Préparation d’un cours sur la discrimination (2)

Dimanche 09 aout 20

Préparation d’une intervention après de moniteurs éducateurs sur la discrimination (suite).

Que dire du groupe ? Des niveaux, des centres d’intérêt, des expériences, des âges divers. Ils expriment leur droit à la différence. Au-delà de la qualification professionnelle, l’expérience qu’ils vivent doit les marquer. Ils forment le premier groupe de ME, celui qui inaugure une nouvelle formation dans cette école de la Fresque à Duvray. Ce sont des pionniers. Damien les porte. Je suis heureux de faire partie de cette aventure. Avant qu’elle débute, j’ai voulu apporter ma contribution, j’ai réfléchi pendant un week-end à une planification de la formation. J’ai envoyé cela à la direction et à un collègue. Lorsque Damien a été embauché, je lui ai donné une version papier. Il m’a dit se sentir en phase. Il s’intéresse à la technique du journal (il regrette de ne pas avoir le temps de la pratiquer régulièrement). Je le vois comme un militant du subjectif, de l’existence, de la biographie. Mais il est beaucoup plus professionnel dans l’âme que moi. Il est en phase avec ce moment-là. C’est un formateur que j’aurais bien aimé avoir comme collègue.

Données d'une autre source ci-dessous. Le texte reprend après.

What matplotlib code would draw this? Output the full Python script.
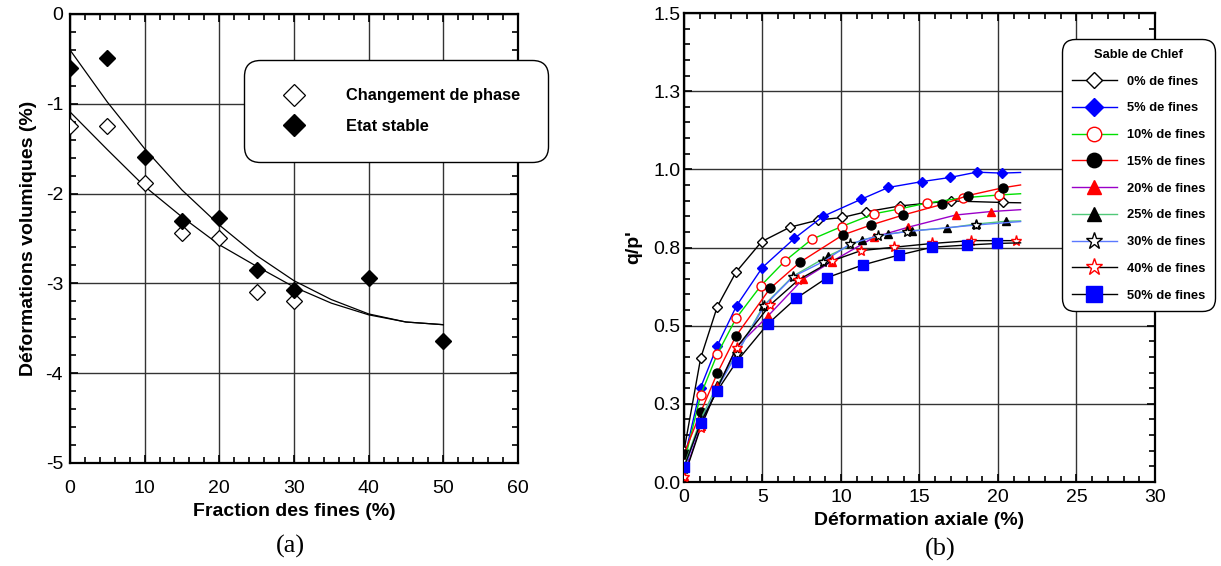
import numpy as np
import matplotlib.pyplot as plt
from matplotlib.ticker import MultipleLocator, FixedLocator

plt.rcParams['font.family'] = ['Liberation Sans', 'DejaVu Sans']
plt.rcParams['axes.unicode_minus'] = False

# ---------------- (a) volumetric strain vs fines content ----------------
fines_phase = [0, 5, 10, 15, 20, 25, 30]
ev_phase = [-1.25, -1.25, -1.88, -2.44, -2.49, -3.10, -3.20]

fines_stable = [0, 5, 10, 15, 20, 25, 30, 40, 50]
ev_stable = [-0.60, -0.49, -1.59, -2.31, -2.27, -2.85, -3.07, -2.94, -3.64]

# trend curves
fit_x = [0, 5, 10, 15, 20, 25, 30, 35, 40, 45, 50]
fit_stable = [-0.40, -0.98, -1.50, -1.96, -2.35, -2.69, -2.97, -3.18, -3.34, -3.43, -3.46]
fit_phase = [-1.09, -1.51, -1.92, -2.26, -2.57, -2.81, -3.04, -3.22, -3.35, -3.43, -3.46]

# ---------------- (b) stress ratio vs axial strain ----------------
eps_00 = [0, 1.06, 2.12, 3.31, 4.95, 6.75, 8.56, 10.08, 11.59, 13.76, 16.99, 20.30, 21.44]
q_00 = [0.10, 0.396, 0.561, 0.671, 0.769, 0.815, 0.838, 0.846, 0.864, 0.883, 0.899, 0.894, 0.893]
eps_05 = [0, 1.06, 2.12, 3.35, 4.99, 7.03, 8.87, 11.27, 13.01, 15.18, 16.94, 18.64, 20.23, 21.44]
q_05 = [0.07, 0.302, 0.436, 0.564, 0.686, 0.779, 0.850, 0.904, 0.942, 0.961, 0.974, 0.991, 0.988, 0.990]
eps_10 = [0, 1.06, 2.12, 3.31, 4.90, 6.43, 8.13, 10.04, 12.12, 13.69, 15.46, 17.79, 20.08, 21.44]
q_10 = [0.06, 0.278, 0.409, 0.523, 0.628, 0.707, 0.776, 0.817, 0.858, 0.873, 0.892, 0.909, 0.918, 0.922]
eps_15 = [0, 1.06, 2.12, 3.31, 5.48, 7.39, 10.11, 11.91, 13.97, 16.45, 18.07, 20.30, 21.44]
q_15 = [0.09, 0.223, 0.348, 0.467, 0.619, 0.703, 0.790, 0.822, 0.854, 0.888, 0.916, 0.941, 0.950]
eps_20 = [0, 1.06, 2.12, 3.35, 5.37, 7.56, 9.41, 12.12, 14.29, 17.32, 19.53, 21.44]
q_20 = [0.02, 0.18, 0.30, 0.431, 0.532, 0.648, 0.705, 0.783, 0.815, 0.854, 0.865, 0.871]
eps_25 = [0, 1.06, 2.12, 3.35, 5.05, 6.96, 9.19, 11.32, 13.01, 14.54, 16.73, 18.60, 20.51, 21.44]
q_25 = [0.05, 0.20, 0.31, 0.41, 0.563, 0.659, 0.723, 0.774, 0.793, 0.804, 0.812, 0.825, 0.834, 0.835]
eps_30 = [0, 1.06, 2.12, 3.35, 5.12, 6.96, 8.87, 10.57, 12.38, 14.18, 18.60, 21.44]
q_30 = [0.04, 0.19, 0.30, 0.409, 0.564, 0.657, 0.705, 0.761, 0.788, 0.801, 0.822, 0.833]
eps_40 = [0, 1.06, 2.12, 3.35, 5.48, 7.28, 9.41, 11.27, 13.40, 15.82, 18.28, 21.15]
q_40 = [0.015, 0.174, 0.30, 0.43, 0.566, 0.646, 0.707, 0.740, 0.751, 0.763, 0.772, 0.772]
eps_50 = [0, 1.06, 2.12, 3.35, 5.33, 7.13, 9.13, 11.38, 13.69, 15.82, 18.05, 19.96, 21.44]
q_50 = [0.047, 0.19, 0.292, 0.385, 0.505, 0.587, 0.654, 0.694, 0.726, 0.751, 0.758, 0.763, 0.765]

labels_b = ['0% de fines', '5% de fines', '10% de fines', '15% de fines', '20% de fines',
            '25% de fines', '30% de fines', '40% de fines', '50% de fines']
yticks_b = [0.0, 0.25, 0.5, 0.75, 1.0, 1.25, 1.5]
ytick_labels_b = ['0.0', '0.3', '0.5', '0.8', '1.0', '1.3', '1.5']

# line colour, marker, marker face, marker edge, marker size, last point marked
styles_b = [
    ('black', 'D', 'white', 'black', 5.0, False),
    ('#0000ff', 'D', '#0000ff', '#0000ff', 5.5, False),
    ('#00e000', 'o', 'white', '#ff0000', 6.5, False),
    ('#ff0000', 'o', 'black', 'black', 6.5, False),
    ('#9a00c8', '^', '#ff0000', '#ff0000', 6, False),
    ('#50c878', '^', 'black', 'black', 6, False),
    ('#5a78ff', '*', 'white', 'black', 8, False),
    ('black', '*', 'white', '#ff0000', 8, True),
    ('black', 's', '#0000ff', '#0000ff', 7, False),
]
series_b = [(eps_00, q_00), (eps_05, q_05), (eps_10, q_10), (eps_15, q_15), (eps_20, q_20),
            (eps_25, q_25), (eps_30, q_30), (eps_40, q_40), (eps_50, q_50)]


def style_axes(ax, xpad, ypad):
    ax.tick_params(which='both', direction='in', top=True, right=True,
                   labelsize=14, width=1.2)
    ax.tick_params(axis='x', which='major', pad=xpad)
    ax.tick_params(axis='y', which='major', pad=ypad)
    ax.tick_params(which='major', length=6)
    ax.tick_params(which='minor', length=4)
    ax.grid(True, which='major', color='#333333', linewidth=1.0)
    for sp in ax.spines.values():
        sp.set_linewidth(1.6)
    ax.set_axisbelow(True)


fig = plt.figure(figsize=(12.21, 5.66), dpi=100)
ax1 = fig.add_axes([0.0573, 0.182, 0.3669, 0.7933])
ax2 = fig.add_axes([0.5602, 0.1484, 0.3857, 0.8286])

# ---- panel (a)
ax1.plot(fit_x, fit_stable, color='black', linewidth=0.9, zorder=2)
ax1.plot(fit_x, fit_phase, color='black', linewidth=0.9, zorder=2)
ax1.plot(fines_phase, ev_phase, linestyle='none', marker='D', markersize=8,
         markerfacecolor='white', markeredgecolor='black', markeredgewidth=0.9,
         label='Changement de phase', zorder=3)
ax1.plot(fines_stable, ev_stable, linestyle='none', marker='D', markersize=8,
         markerfacecolor='black', markeredgecolor='black',
         label='Etat stable', zorder=3)
ax1.set_xlim(0, 60)
ax1.set_ylim(-5, 0)
ax1.xaxis.set_major_locator(MultipleLocator(10))
ax1.xaxis.set_minor_locator(MultipleLocator(2))
ax1.yaxis.set_major_locator(MultipleLocator(1))
ax1.yaxis.set_minor_locator(MultipleLocator(0.2))
style_axes(ax1, xpad=12.5, ypad=5)
ax1.set_xlabel('Fraction des fines (%)', fontsize=14, fontweight='bold', labelpad=4)
ax1.set_ylabel('Déformations volumiques (%)', fontsize=14, fontweight='bold', labelpad=6)

leg1 = ax1.legend(loc='upper left', bbox_to_anchor=(0.388, 0.898 - 0.229, 0.679, 0.229),
                  mode='expand', prop={'weight': 'bold', 'size': 11.8},
                  borderpad=1.75, labelspacing=0.93, handlelength=2.68, handletextpad=1.83,
                  markerscale=1.35, frameon=True, fancybox=True, borderaxespad=0)
fr = leg1.get_frame()
fr.set_edgecolor('black')
fr.set_linewidth(1.0)
fr.set_alpha(1)
fr.set_boxstyle('round,pad=0,rounding_size=1.0')

# ---- panel (b)
handles = []
for (xs, ys), lab, st in zip(series_b, labels_b, styles_b):
    lc, mk, mfc, mec, ms, end_marked = st
    n = len(xs)
    mevery = slice(0, n) if end_marked else slice(0, n - 1)
    h, = ax2.plot(xs, ys, color=lc, linewidth=1.0, marker=mk, markersize=ms,
                  markerfacecolor=mfc, markeredgecolor=mec, markeredgewidth=1.0,
                  markevery=mevery, label=lab, zorder=3)
    handles.append(h)

ax2.set_xlim(0, 30)
ax2.set_ylim(0, 1.5)
ax2.xaxis.set_major_locator(MultipleLocator(5))
ax2.xaxis.set_minor_locator(MultipleLocator(1))
ax2.yaxis.set_major_locator(FixedLocator(yticks_b))
ax2.set_yticklabels(ytick_labels_b)
ax2.yaxis.set_minor_locator(MultipleLocator(0.05))
style_axes(ax2, xpad=5, ypad=2.5)
ax2.set_xlabel('Déformation axiale (%)', fontsize=14, fontweight='bold', labelpad=4)
ax2.set_ylabel("q/p'", fontsize=14, fontweight='bold', labelpad=8)

leg2 = ax2.legend(handles=handles, loc='upper left', bbox_to_anchor=(0.8025, 0.9445),
                  title='Sable de Chlef', title_fontproperties={'weight': 'bold', 'size': 9.3},
                  prop={'weight': 'bold', 'size': 9.3}, borderpad=0.75, labelspacing=1.14,
                  handlelength=3.5, handletextpad=0.8, markerscale=1.6,
                  frameon=True, fancybox=True, borderaxespad=0)
fr2 = leg2.get_frame()
fr2.set_edgecolor('black')
fr2.set_linewidth(1.0)
fr2.set_alpha(1)
fr2.set_boxstyle('round,pad=0,rounding_size=1.0')

fig.text(0.2375, 0.034, '(a)', fontsize=19, family='Liberation Serif', ha='center', va='center')
fig.text(0.770, 0.030, '(b)', fontsize=19, family='Liberation Serif', ha='center', va='center')

fig.savefig('out.png', dpi=100)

L’hiver dernier, j’ai réécrit le mémoire d’étude de Chloé Delaloy. Cétait l’une de « mes » étudiantes éducatrices spécialisées. Sa mort brutale au Chili en 2012 m’a marqué. J’ai édité une première fois son travail d’étude et je comptais, avant le confinement, terminer l’édition d’une seconde version. Le travail est resté en suspens notamment parce que je comptais impliquer ces étudiants moniteurs éducateurs dans un travail d’écriture. Je m’étais dit qu’ils pourraient écrire un chapitre en commun. Il me faudrait leur faire lire le texte de Chloé. Il n’est pas directement lié au thème de la discrimination. À voir.

Comment faire un cours sur la discrimination avec des étudiants en travail social ?  je ne me vois pas prendre un point de vue moralisateur (la discrimination, c’est pas bien) ni même déontologique (voilà ce que vous devez faire). Le point de vue purement religieux ou purement technique est assez abstrait. Damien a raison. L’approche éthique (que l’on pourrait situer entre l’approche morale et l’approche déontologique) est plus concrète. (la question n’est pas : ai-je été discriminant et/ou discriminé aujourd’hui ? Mais « comment : de quelle façon singulière et originale ? »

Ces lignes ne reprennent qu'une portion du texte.